The Milky Way Is Not a Flat Disk—It's Actually 'Twisted' and 'Warped,' Study Finds

Our galaxy the Milky Way is often depicted as a vast disk of stars and gas that is relatively flat and stable in shape.

However, a study published in the journal Nature Astronomy has challenged this view, suggesting that this disk becomes increasingly "warped" and "twisted" the farther away you move from the galactic center.

Researchers from Macquarie University, Australia, and the Chinese Academy of Sciences made their findings after creating a new 3-D map of the Milky Way—a spiral galaxy—which allowed them to better estimate its shape.

"We usually think of spiral galaxies as being quite flat, like Andromeda which you can easily see through a telescope," Richard de Grijs, a co-author of the paper from Macquarie, said in a statement.

However, trying to create a picture of the galaxy from inside it is very difficult. Imagine attempting to work out the shape of the entire United States while standing somewhere in Kansas, and you get the idea.

To create their map, the team harnessed the unique characteristics of a class of large pulsating stars known as Classical Cepheids, which are 20 times as massive as our Sun and up to 100,000 times as bright.

"In a previous study, we had compiled a catalog of more than 50,000 variable stars observed with an infrared space observatory, WISE," de Grijs told Newsweek. "Among those 50,000-plus variables, we had included more than 1,300 young, massive stars known as Cepheid variables."

By calculating the length of their pulsation periods, the astronomers were able to accurately determine how far away they were. The distances of the stars were then used as markers to help map out the rest of the galaxy, even its distant outer regions.

"Cepheids show regular brightness variations because their outer layers pulsate in and out, and so it's quite straightforward to measure their pulsation periods," de Grijs said. "There are very well-established 'period-luminosity relations' for Cepheids, so once you know a star's pulsation period, you know how bright it should be.

"You can then measure the actual brightness as observed, and, in principle, the difference between observed and expected brightness is a direct measure of the distance to the object," he said. "The resulting distances had uncertainties of less than 3-5 percent.

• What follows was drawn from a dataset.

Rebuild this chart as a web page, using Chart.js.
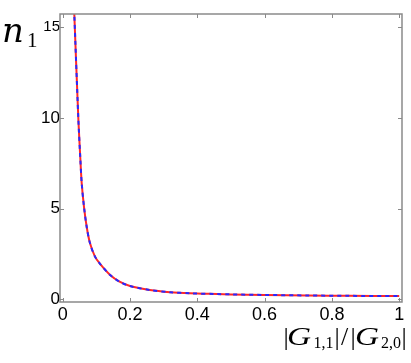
<!DOCTYPE html>
<html>
<head>
<meta charset="utf-8">
<script src="https://cdn.jsdelivr.net/npm/chart.js@4.4.1/dist/chart.umd.min.js"></script>
<style>
html,body{margin:0;padding:0;background:#fff;}
#wrap{width:411px;height:363px;position:relative;}
</style>
</head>
<body>
<div id="wrap"><canvas id="c" width="411" height="363"></canvas></div>
<script>
// Ratio |G_{1,1}|/|G_{2,0}|
const ratio = [0.033, 0.0345, 0.0464, 0.0523, 0.0565, 0.0633, 0.0713, 0.081, 0.096, 0.111, 0.141, 0.169, 0.2, 0.259, 0.319, 0.378, 0.458, 0.5, 0.6, 0.73, 0.85, 1.0];
// n1 (red solid curve)
const n1Red  = [16.45, 15.73, 10.0, 7.8, 6.4, 5.1, 4.0, 3.1, 2.35, 1.95, 1.34, 0.97, 0.73, 0.51, 0.39, 0.33, 0.29, 0.27, 0.24, 0.21, 0.19, 0.18];
// n1 (blue dashed curve)
const n1Blue = [16.45, 15.73, 10.0, 7.8, 6.4, 5.1, 4.0, 3.1, 2.35, 1.95, 1.34, 0.97, 0.73, 0.51, 0.39, 0.33, 0.29, 0.27, 0.24, 0.21, 0.19, 0.18];
const xTicks = [0, 0.2, 0.4, 0.6, 0.8, 1];
const yTicks = [0, 5, 10, 15];
const xTickLabels = ['0', '0.2', '0.4', '0.6', '0.8', '1'];
const yTickLabels = ['0', '5', '10', '15'];

const toPts = ys => ratio.map((x, i) => ({x: x, y: ys[i]}));

const frameColor = '#8a8a8a';

const framePlugin = {
  id: 'frame',
  afterDraw(chart) {
    const ctx = chart.ctx;
    const a = chart.chartArea;
    const xs = chart.scales.x, ys = chart.scales.y;
    ctx.save();
    ctx.strokeStyle = frameColor;
    ctx.lineWidth = 1.5;
    ctx.strokeRect(a.left, a.top, a.right - a.left, a.bottom - a.top);
    ctx.lineWidth = 1;
    ctx.beginPath();
    xTicks.forEach(v => {
      const px = Math.round(xs.getPixelForValue(v)) + 0.5;
      ctx.moveTo(px, a.bottom); ctx.lineTo(px, a.bottom - 4);
      ctx.moveTo(px, a.top); ctx.lineTo(px, a.top + 4);
    });
    yTicks.forEach(v => {
      const py = Math.round(ys.getPixelForValue(v)) + 0.5;
      ctx.moveTo(a.left, py); ctx.lineTo(a.left + 4, py);
      ctx.moveTo(a.right, py); ctx.lineTo(a.right - 4, py);
    });
    ctx.stroke();

    // axis titles
    ctx.fillStyle = '#000';
    ctx.textBaseline = 'alphabetic';
    // y title: n_1
    ctx.font = 'italic 34px "DejaVu Serif"';
    ctx.fillText('n', 2, 42);
    ctx.font = '21px "Liberation Serif"';
    ctx.fillText('1', 27, 47);

    // x title: |G_{1,1}|/|G_{2,0}|
    const base = 345;
    const bar = '26px "Liberation Serif"';
    const gf = 'italic 26px "Liberation Serif"';
    const sf = '16px "Liberation Serif"';
    const parts = [
      ['|', bar, 283.5, 0, 1],
      ['G', gf, 287, 0, 1.28],
      ['1,1', sf, 313.5, 3, 1],
      ['|', bar, 334.5, 0, 1],
      ['/', bar, 341, 0, 1],
      ['|', bar, 350.5, 0, 1],
      ['G', gf, 355, 0, 1.28],
      ['2,0', sf, 381, 3, 1],
      ['|', bar, 401.5, 0, 1]
    ];
    parts.forEach(p => {
      ctx.save();
      ctx.font = p[1];
      ctx.translate(p[2], base + p[3]);
      ctx.scale(p[4], 1);
      ctx.fillText(p[0], 0, 0);
      ctx.restore();
    });
    ctx.restore();
  }
};

new Chart(document.getElementById('c'), {
  type: 'line',
  data: {
    datasets: [
      {
        data: toPts(n1Blue),
        borderColor: 'rgb(40,40,255)',
        borderWidth: 2,
        borderDash: [4, 4],
        pointRadius: 0,
        tension: 0.3,
        fill: false,
        order: 0
      },
      {
        data: toPts(n1Red),
        borderColor: 'rgb(255,40,40)',
        borderWidth: 2,
        pointRadius: 0,
        tension: 0.3,
        fill: false,
        order: 1
      }
    ]
  },
  options: {
    responsive: false,
    animation: false,
    devicePixelRatio: 1,
    layout: {padding: {top: 14, right: 9, left: 0, bottom: 0}},
    plugins: {legend: {display: false}, tooltip: {enabled: false}},
    scales: {
      x: {
        type: 'linear',
        min: -0.008,
        max: 1.0083,
        grid: {display: false, drawTicks: false, tickLength: 0},
        border: {display: false},
        afterBuildTicks: s => { s.ticks = xTicks.map(v => ({value: v})); },
        afterFit: s => { s.height = 61; },
        ticks: {
          padding: 2,
          color: '#000',
          maxRotation: 0,
          font: {family: '"Liberation Sans"', size: 18},
          callback: (v) => { const i = xTicks.indexOf(v); return i >= 0 ? xTickLabels[i] : ''; }
        }
      },
      y: {
        type: 'linear',
        min: -0.15,
        max: 15.73,
        grid: {display: false, drawTicks: false, tickLength: 0},
        border: {display: false},
        afterBuildTicks: s => { s.ticks = yTicks.map(v => ({value: v})); },
        afterFit: s => { s.width = 60; },
        ticks: {
          padding: 0,
          color: '#000',
          font: (ctx) => ({family: '"Liberation Sans"', size: (ctx.tick && ctx.tick.value === 15) ? 15 : 17}),
          callback: (v) => { const i = yTicks.indexOf(v); return i >= 0 ? yTickLabels[i] : ''; }
        }
      }
    }
  },
  plugins: [framePlugin]
});
</script>
</body>
</html>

That's pretty much as good as it gets in astronomy."

The resulting resource—which de Grijs described as "the most accurate 3D map of our Milky Way"—enabled the team to conclude that the galaxy's stellar disk is warped like an "S-shape" and features a "progressively twisted" spiral pattern.

"Warping of spiral galaxies is well known, but it is usually only seen in the gas layer (hydrogen atoms,) because this tends to extend much farther out than the stars," de Grijs said. "In our paper, we found that the Cepheids also follow this warped structure—a new result—but importantly, that the warped stellar disk is also twisted."

The team said their findings could have significant implications for our understanding of the Milky Way, especially when it comes to determining the origin of its disk and the motions of its stars, among other problems.

"By having a much better 3D representation of the Milky Way (MW) out to large radii, we can now set constraints on the gravitational forcing of the outer disk and possibly determine the distribution of all matter in the MW—not just the matter we can see (stars, gas, dust,) but also of the dark matter which is supposed to make up most of the mass of our galaxy," de Grijs said.

"This is a timely result as in the next few years we expect a much better picture in 3D of the MW provided by the European Space Agency's Gaia satellite, so our result will serve as a benchmark to compare the Gaia results against," he said.

This article was updated to include comments from Richard de Grijs.